Start
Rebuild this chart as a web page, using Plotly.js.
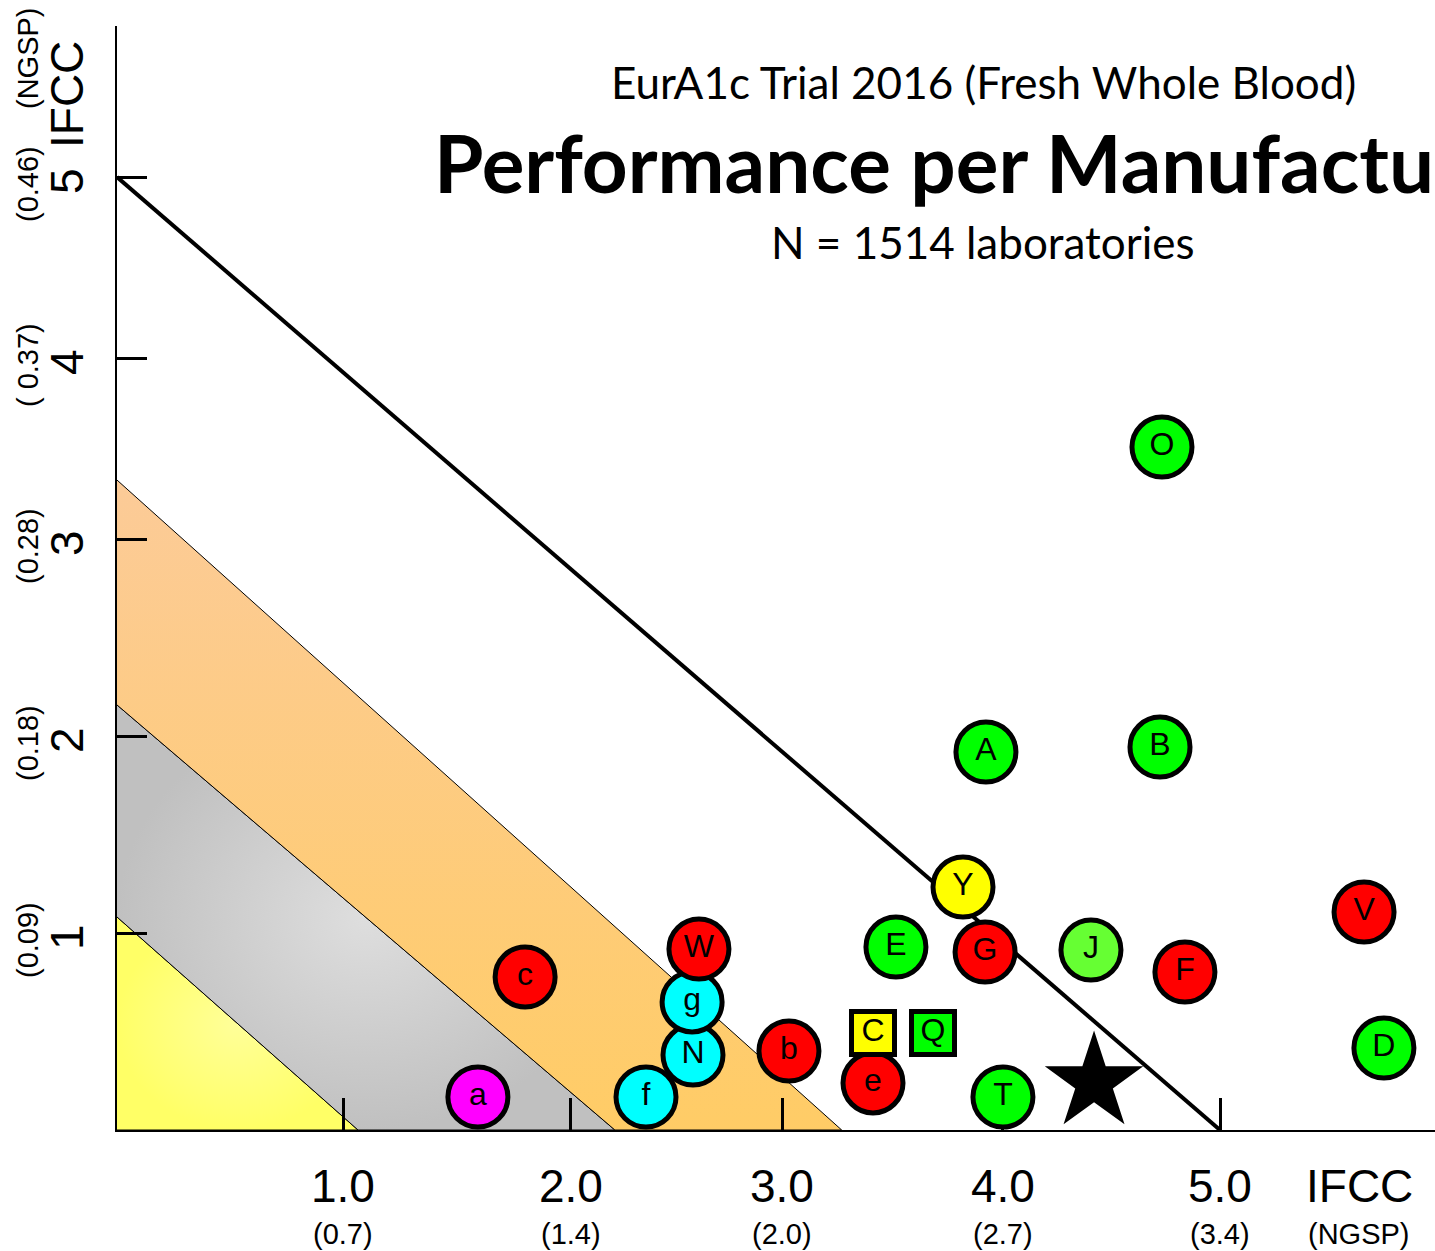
<!DOCTYPE html>
<html>
<head>
<meta charset="utf-8">
<script src="https://cdn.plot.ly/plotly-3.0.1.min.js"></script>
<style>
html,body{margin:0;padding:0;background:#ffffff;}
#chart{width:1435px;height:1251px;}
</style>
</head>
<body>
<div id="chart"></div>
<script>
// ---------------- data ----------------
// manufacturer codes, in drawing order
const labels   = ["a","c","N","f","g","W","b","e","C","Q","E","G","Y","J","F","T","A","B","O","V","D"];
// position on the IFCC axes (x: first criterion, y: second criterion)
const ifccX    = [1.636,1.850,2.611,2.398,2.607,2.638,3.046,3.427,3.427,3.699,3.531,3.935,3.835,4.415,4.841,4.016,3.939,4.728,4.737,5.653,5.743];
const ifccY    = [0.173,0.803,0.393,0.173,0.672,0.950,0.414,0.247,0.509,0.509,0.960,0.934,1.275,0.944,0.829,0.173,1.983,2.009,3.583,1.144,0.430];
// colour class and marker kind of each manufacturer
const rating   = ["magenta","red","cyan","cyan","cyan","red","red","red","yellow","green","green","red","yellow","lightgreen","red","green","green","green","green","red","green"];
const kind     = ["circle","circle","circle","circle","circle","circle","circle","circle","square","square","circle","circle","circle","circle","circle","circle","circle","circle","circle","circle","circle"];
// overall target (star)
const starX    = [4.429];
const starY    = [0.250];
// performance zone limits: intercepts on the x axis and on the y axis
const zoneX    = [1.0925, 2.257, 3.285, 5.0];
const zoneY    = [1.1175, 2.230, 3.410, 5.0];
// axis ticks
const xTickPos    = [1.0245, 2.058, 3.0145, 4.016, 5.0];
const xTickLabels = ["1.0","2.0","3.0","4.0","5.0"];
const xTickNgsp   = ["(0.7)","(1.4)","(2.0)","(2.7)","(3.4)"];
const yTickPos    = [1.0336, 2.067, 3.1007, 4.050, 5.0];
const yTickLabels = ["1","2","3","4","5"];
const yTickNgsp   = ["(0.09)","(0.18)","(0.28)","( 0.37)","(0.46)"];
const axisUnit    = "IFCC";
const axisUnitAlt = "(NGSP)";
const titleTop    = "EurA1c Trial 2016 (Fresh Whole Blood)";
const titleMain   = "Performance per Manufactu";
const titleSub    = "N = 1514 laboratories";

// ---------------- styles ----------------
const palette = {green:"#00FF00", lightgreen:"#66FF33", yellow:"#FFFF00", red:"#FF0000", cyan:"#00FFFF", magenta:"#FF00FF"};
const symbolOf = {circle:"circle", square:"square"};
const sizeOf = {circle:60, square:43};
const numFont = "Liberation Sans, Arial, sans-serif";
const titleFont = "Lato, 'Open Sans', sans-serif";

// plot area geometry in px
const L = 117, T = 26, W = 1318, H = 1104;
const pxX = 220.6, pxY = 190.6;  // px per axis unit
const xMax = W / pxX, yMax = H / pxY;
const paperX = px => (px - L) / W;
const paperY = py => (T + H - py) / H;

const traces = [];

// zone polygons
const zoneStyles = [
  {grad:{type:"radial", colorscale:[[0,"#FFFF99"],[1,"#FFFF66"]]}},
  {grad:{type:"radial", colorscale:[[0,"#DEDEDE"],[1,"#C0C0C0"]]}},
  {grad:{type:"vertical", start:0, stop:zoneY[2], colorscale:[[0,"#FFCC66"],[1,"#FCCB98"]]}}
];
for (let i = 0; i < 3; i++) {
  let xs, ys;
  if (i === 0) { xs = [0, zoneX[0], 0]; ys = [zoneY[0], 0, 0]; }
  else { xs = [0, zoneX[i], zoneX[i-1], 0]; ys = [zoneY[i], 0, 0, zoneY[i-1]]; }
  traces.push({
    type:"scatter", mode:"lines", x:xs, y:ys, fill:"toself",
    fillgradient: zoneStyles[i].grad, fillcolor:"#ffffff",
    line:{color:"#000000", width:1}, hoverinfo:"skip", showlegend:false, cliponaxis:false
  });
}
// outer limit line
traces.push({
  type:"scatter", mode:"lines", x:[0, zoneX[3]], y:[zoneY[3], 0],
  line:{color:"#000000", width:4}, hoverinfo:"skip", showlegend:false, cliponaxis:false
});
// manufacturers (on a second, identical subplot drawn above the axes)
traces.push({
  type:"scatter", mode:"markers+text", x:ifccX, y:ifccY, text:labels, xaxis:"x2", yaxis:"y2",
  textposition:"middle center",
  textfont:{family:numFont, size:32, color:"#000000"},
  marker:{
    color: rating.map(r => palette[r]),
    symbol: kind.map(k => symbolOf[k]),
    size: kind.map(k => sizeOf[k]),
    line:{color:"#000000", width:5}, opacity:1
  },
  showlegend:false, cliponaxis:false
});
// star
traces.push({
  type:"scatter", mode:"markers", x:starX, y:starY, xaxis:"x2", yaxis:"y2",
  marker:{symbol:"star", size:74, color:"#000000", line:{width:0}},
  showlegend:false, cliponaxis:false
});

const ann = [];
for (let i = 0; i < xTickPos.length; i++) {
  ann.push({x:xTickPos[i], xref:"x", y:paperY(1186), yref:"paper", text:xTickLabels[i], showarrow:false,
            xanchor:"center", yanchor:"middle", font:{family:numFont, size:46, color:"#000"}});
  ann.push({x:xTickPos[i], xref:"x", y:paperY(1234), yref:"paper", text:xTickNgsp[i], showarrow:false,
            xanchor:"center", yanchor:"middle", font:{family:numFont, size:29, color:"#000"}});
}
ann.push({x:paperX(1359), xref:"paper", y:paperY(1186), yref:"paper", text:axisUnit, showarrow:false,
          xanchor:"center", yanchor:"middle", font:{family:numFont, size:46, color:"#000"}});
ann.push({x:paperX(1359), xref:"paper", y:paperY(1234), yref:"paper", text:axisUnitAlt, showarrow:false,
          xanchor:"center", yanchor:"middle", font:{family:numFont, size:29, color:"#000"}});
for (let i = 0; i < yTickPos.length; i++) {
  ann.push({x:paperX(67), xref:"paper", y:yTickPos[i], yref:"y", yshift:-4, text:yTickLabels[i], showarrow:false,
            textangle:-90, xanchor:"center", yanchor:"middle", font:{family:numFont, size:46, color:"#000"}});
  ann.push({x:paperX(28), xref:"paper", y:yTickPos[i], yref:"y", yshift:-7, text:yTickNgsp[i], showarrow:false,
            textangle:-90, xanchor:"center", yanchor:"middle", font:{family:numFont, size:29, color:"#000"}});
}
ann.push({x:paperX(67), xref:"paper", y:paperY(95), yref:"paper", text:axisUnit, showarrow:false,
          textangle:-90, xanchor:"center", yanchor:"middle", font:{family:numFont, size:46, color:"#000"}});
ann.push({x:paperX(28), xref:"paper", y:paperY(58), yref:"paper", text:axisUnitAlt, showarrow:false,
          textangle:-90, xanchor:"center", yanchor:"middle", font:{family:numFont, size:29, color:"#000"}});
// titles
ann.push({x:paperX(983), xref:"paper", y:paperY(82), yref:"paper", text:titleTop, showarrow:false,
          xanchor:"center", yanchor:"middle", font:{family:titleFont, size:44, color:"#000"}});
ann.push({x:paperX(432), xref:"paper", y:paperY(162), yref:"paper", text:"<b>" + titleMain + "</b>", showarrow:false,
          xanchor:"left", yanchor:"middle", font:{family:titleFont, size:80, color:"#000"}});
ann.push({x:paperX(983), xref:"paper", y:paperY(242), yref:"paper", text:titleSub, showarrow:false,
          xanchor:"center", yanchor:"middle", font:{family:titleFont, size:44, color:"#000"}});

const axisCommon = {showgrid:false, zeroline:false, fixedrange:true};
const layout = {
  width:1435, height:1251,
  margin:{l:L, r:1435 - L - W, t:T, b:1251 - T - H, pad:0},
  paper_bgcolor:"#ffffff", plot_bgcolor:"rgba(0,0,0,0)",
  showlegend:false,
  xaxis:Object.assign({range:[0, xMax], showline:true, linecolor:"#000", linewidth:2,
         ticks:"inside", tickvals:xTickPos, ticklen:32, tickwidth:3, tickcolor:"#000", showticklabels:false}, axisCommon),
  yaxis:Object.assign({range:[0, yMax], showline:true, linecolor:"#000", linewidth:2,
         ticks:"inside", tickvals:yTickPos, ticklen:30, tickwidth:3, tickcolor:"#000", showticklabels:false}, axisCommon),
  xaxis2:Object.assign({range:[0, xMax], domain:[0,1], anchor:"y2", visible:false}, axisCommon),
  yaxis2:Object.assign({range:[0, yMax], domain:[0,1], anchor:"x2", visible:false}, axisCommon),
  annotations: ann
};

Plotly.newPlot("chart", traces, layout, {displayModeBar:false, staticPlot:true});
</script>
</body>
</html>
End
◆ **DIRECTIONS FOR THIS TASK**
Show, from the material above, each line that includes the string "chart".

◆ **FINAL RESULT**
Rebuild this chart as a web page, using Plotly.js.
#chart{width:1435px;height:1251px;}
<div id="chart"></div>
Plotly.newPlot("chart", traces, layout, {displayModeBar:false, staticPlot:true});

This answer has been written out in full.